As an initial matter, I note that no response has been filed to the instant petition. However, district courts are authorized to dismiss habeas petitions where it is apparent from the face of the petition that the Petitioner is not entitled to relief. See Lonchar v. Thomas, 517 U.S. 314, 320, 116 S.Ct. 1293, 134 L.Ed.2d 440 (1996); Siers v. Ryan, 773 F.2d 37, 45 (3d Cir. 1985). For the reasons that follow, I conclude that no response is needed because it plainly appears the face of the petition and the state court docket that no relief is warranted. See 28 U.S.C. § 2254 Rule 4 (no response is required if "it plainly appears from the petition and any attached exhibits that the petitioner is not entitled to relief....").
While generally petitions for habeas relief are brought after a petitioner has been convicted, federal courts do have jurisdiction over pretrial habeas petitions brought pursuant to § 2241. Specifically, "[i]n certain cases, § 2241 is the appropriate vehicle through which to assert a speedy-trial claim. Chavis v. Commonwealth, 434 Fed.Appx. 50, 51 (3d Cir. 2011) (citations omitted). However, such a claim may only be addressed on the merits after the petitioner has satisfied the exhaustion requirement by presenting his claim through one full round of the state's established appellate process. See Wilson v. Beard, 02-374, 2012 U.S. Dist. LEXIS 55987, *24-25 (E.D. Pa. Apr. 20, 2012) (speedy trial claim brought in a pretrial petition only cognizable after the petitioner satisfies the exhaustion requirement) (citation omitted).
In this case, Petitioner has failed to exhaust his state court remedies by fairly presenting his speedy trial claim through one full round of the Pennsylvania established appellate process. Petitioner filed a motion for release pursuant to Pennsylvania Rule 600, which was denied on June 27, 2013. Petitioner did not appeal that decision, and instead filing the instant petition. "Jurisdiction without exhaustion should not be exercised at the pretrial stage unless extraordinary circumstances are present." Moore v. DeYoung, 515 F.2d 437, 444 (3d Cir. 1975). Importantly, the alleged denial of a speedy trial does not constitute an extraordinary circumstance sufficient to allow a federal court to intervene in state pretrial procedures. Id. Indeed, as the Third Circuit observed, Petitioner "will have an opportunity to raise his claimed denial of the right to a speedy trial during his state trial and in any subsequent appellate proceedings in the state courts." Id. at 449. Moreover, dismissal of the instant petition will not prejudice Petitioner from filing a § 2254 petition once Petitioner has properly exhausted his state court remedies. See Collazo v. New Jersey, No. 13-0809, 2013 U.S. Dist. LEXIS 53190 (D.N.J. Apr. 12, 2013) (dismissing a 2241 petition asserting a speedy trial claim without prejudice to the filing of a 2254 petition). Because the instant petition is unexhausted and because extraordinary circumstances do not warrant federal intervention in state procedures at this time, I recommend dismissing the instant petition without prejudice to the filing of a § 2254 petition.

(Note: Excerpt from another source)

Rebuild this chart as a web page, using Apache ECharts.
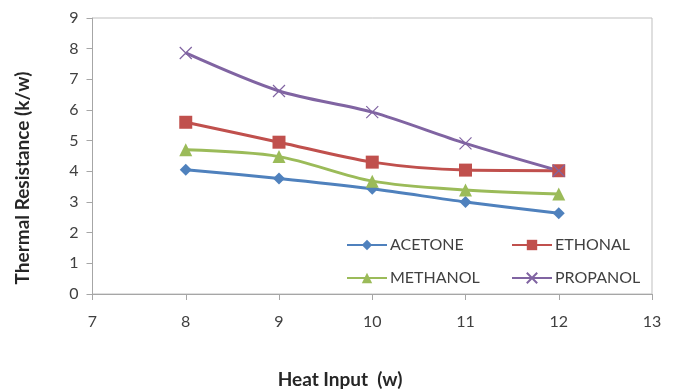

This Court respectfully recommends that the instant petition for writ of habeas corpus be dismissed without prejudice.
Therefore, I make the following:
AND NOW, this 23RD day of October, 2013, IT IS RESPECTFULLY RECOMMENDED that the Petition for Writ of Habeas Corpus be DISMISSED without prejudice. There has been no substantial showing of the denial of a Constitutional right requiring the issuance of a certificate of appealability.
Petitioner may file objections to this Report and Recommendation. See Local Civ. Rule 72.1. Failure to file timely objections may constitute a waiver of any appellate rights.
AND NOW, this day of ___, 2013, upon careful and independent consideration of the petition for a writ of habeas corpus filed pursuant to 28 U.S.C. § 2241, and after review of the Report and Recommendation of United States Magistrate Judge Lynne A. Sitarski, IT IS ORDERED that:
1. The Report and Recommendation is APPROVED and ADOPTED.
2. The petition for a writ for habeas corpus filed pursuant to 28 U.S.C. § 2241 is DISMISSED without prejudice.
3. There is no basis for the issuance of a certificate of appealability.